If it sometimes seems as if vicious kicks and punches were really landing with full force, that's because they probably were. Pity the poor, achy stunt folks after enduring this gauntlet of getting vigorously smacked around. And just to show that these are full contact kicks and strikes being administered, the camera is generous with the gratuitous slow-mo instant replays, even though some of these action shots really don't deserve the one more time treatment. But some do. Occasionally, there is a display of precision and dynamic execution to savor. But I can do without all the posing and staring at a downed opponent. Surprisingly, the sensei is guilty of this bit of melodrama as much as Kei. But I should've gotten a clue when the sensei was caught earlier practicing by a waterfall. How cliched can you get?
Disappointingly, the DVD special features don't come with English sub-titles, so unless you speak Japanese, you won't really know what the cast says in the interview portions. But these extras are worth checking out anyway for the behind-the-scenes stuff on the action sequences. There's the 28-minute "Making Of" segment; "Rina's Action Techniques" (almost 6 minutes) - Rina conducting demos and going thru workout drills which definitely include sparring; "Naka's Action Techniques" (46 minutes) - Rina and two male voices (I'm assuming Tatsuya Naka and director Fuyuhiko Nishi) provide commentary during the shooting of the fight sequences (you also get to see Rina kick a cigarette off a guy's lips and a water bottle off a guy's dome).
HIGH KICK GIRL came out roughly a year after CHOCOLATE, and Rina Takeda reminds me some of CHOCOLATE's Muay Thai-wielding Jeeja Yanin, although Rina isn't as flashy or stylish.

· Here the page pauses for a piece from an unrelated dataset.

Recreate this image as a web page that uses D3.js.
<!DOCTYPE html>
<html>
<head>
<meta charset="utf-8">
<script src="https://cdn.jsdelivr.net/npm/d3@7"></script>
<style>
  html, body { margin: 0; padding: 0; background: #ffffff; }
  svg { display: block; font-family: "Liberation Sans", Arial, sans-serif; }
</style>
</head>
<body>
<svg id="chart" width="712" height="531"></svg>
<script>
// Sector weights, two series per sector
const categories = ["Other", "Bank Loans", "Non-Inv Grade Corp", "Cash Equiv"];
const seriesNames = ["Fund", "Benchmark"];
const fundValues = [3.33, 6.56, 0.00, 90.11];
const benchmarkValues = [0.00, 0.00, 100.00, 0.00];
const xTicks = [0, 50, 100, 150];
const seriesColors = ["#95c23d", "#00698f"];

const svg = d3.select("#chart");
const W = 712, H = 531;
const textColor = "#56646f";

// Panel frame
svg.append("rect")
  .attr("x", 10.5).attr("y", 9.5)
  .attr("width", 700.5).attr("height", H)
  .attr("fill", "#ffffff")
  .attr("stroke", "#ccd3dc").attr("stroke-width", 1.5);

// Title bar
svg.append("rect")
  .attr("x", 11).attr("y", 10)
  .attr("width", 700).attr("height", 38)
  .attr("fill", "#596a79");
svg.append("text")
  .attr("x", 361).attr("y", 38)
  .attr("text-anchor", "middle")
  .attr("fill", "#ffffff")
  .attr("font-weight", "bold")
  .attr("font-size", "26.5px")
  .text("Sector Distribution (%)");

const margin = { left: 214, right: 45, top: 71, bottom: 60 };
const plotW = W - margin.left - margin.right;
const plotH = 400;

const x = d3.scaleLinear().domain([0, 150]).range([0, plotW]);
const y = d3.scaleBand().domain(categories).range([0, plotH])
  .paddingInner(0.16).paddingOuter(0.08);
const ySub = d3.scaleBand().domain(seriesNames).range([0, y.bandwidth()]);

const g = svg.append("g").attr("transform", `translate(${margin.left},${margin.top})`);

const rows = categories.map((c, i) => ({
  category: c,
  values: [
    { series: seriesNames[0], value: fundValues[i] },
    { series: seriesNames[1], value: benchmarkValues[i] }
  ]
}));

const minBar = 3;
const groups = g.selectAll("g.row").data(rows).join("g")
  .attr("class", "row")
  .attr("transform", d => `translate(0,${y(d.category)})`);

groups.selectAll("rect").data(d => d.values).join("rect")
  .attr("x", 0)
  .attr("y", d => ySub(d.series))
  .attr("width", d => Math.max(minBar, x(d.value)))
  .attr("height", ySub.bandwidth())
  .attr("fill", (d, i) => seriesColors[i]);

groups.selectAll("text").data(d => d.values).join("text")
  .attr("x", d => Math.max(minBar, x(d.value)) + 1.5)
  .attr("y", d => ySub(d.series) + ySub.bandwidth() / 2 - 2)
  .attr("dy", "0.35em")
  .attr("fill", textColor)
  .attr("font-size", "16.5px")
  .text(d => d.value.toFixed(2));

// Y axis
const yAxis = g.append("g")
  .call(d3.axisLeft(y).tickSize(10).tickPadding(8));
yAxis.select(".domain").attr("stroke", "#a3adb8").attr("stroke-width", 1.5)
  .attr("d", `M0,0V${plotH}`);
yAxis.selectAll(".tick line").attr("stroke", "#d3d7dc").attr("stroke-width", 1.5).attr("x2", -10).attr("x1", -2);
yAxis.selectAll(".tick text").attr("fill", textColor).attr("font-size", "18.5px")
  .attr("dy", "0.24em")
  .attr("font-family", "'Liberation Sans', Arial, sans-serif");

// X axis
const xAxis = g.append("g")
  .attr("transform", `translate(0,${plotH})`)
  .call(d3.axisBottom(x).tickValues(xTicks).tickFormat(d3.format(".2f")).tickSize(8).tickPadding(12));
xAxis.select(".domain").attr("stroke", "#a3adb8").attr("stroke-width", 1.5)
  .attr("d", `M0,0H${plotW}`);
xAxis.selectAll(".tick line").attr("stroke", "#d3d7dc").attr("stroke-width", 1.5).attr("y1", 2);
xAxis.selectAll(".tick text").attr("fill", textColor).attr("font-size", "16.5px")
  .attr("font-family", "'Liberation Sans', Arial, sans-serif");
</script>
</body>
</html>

But CHOCOLATE had more to offer in the way of depth, so maybe Rina falls short and seems more mechanical because of the lack of story content and an adequate platform from which she could really strut her stuff. I get the definite sense that Rina Takeda is nothing to sneeze at. I know she can clobber the eff out of you and me. I hope to see her in a better film project soon.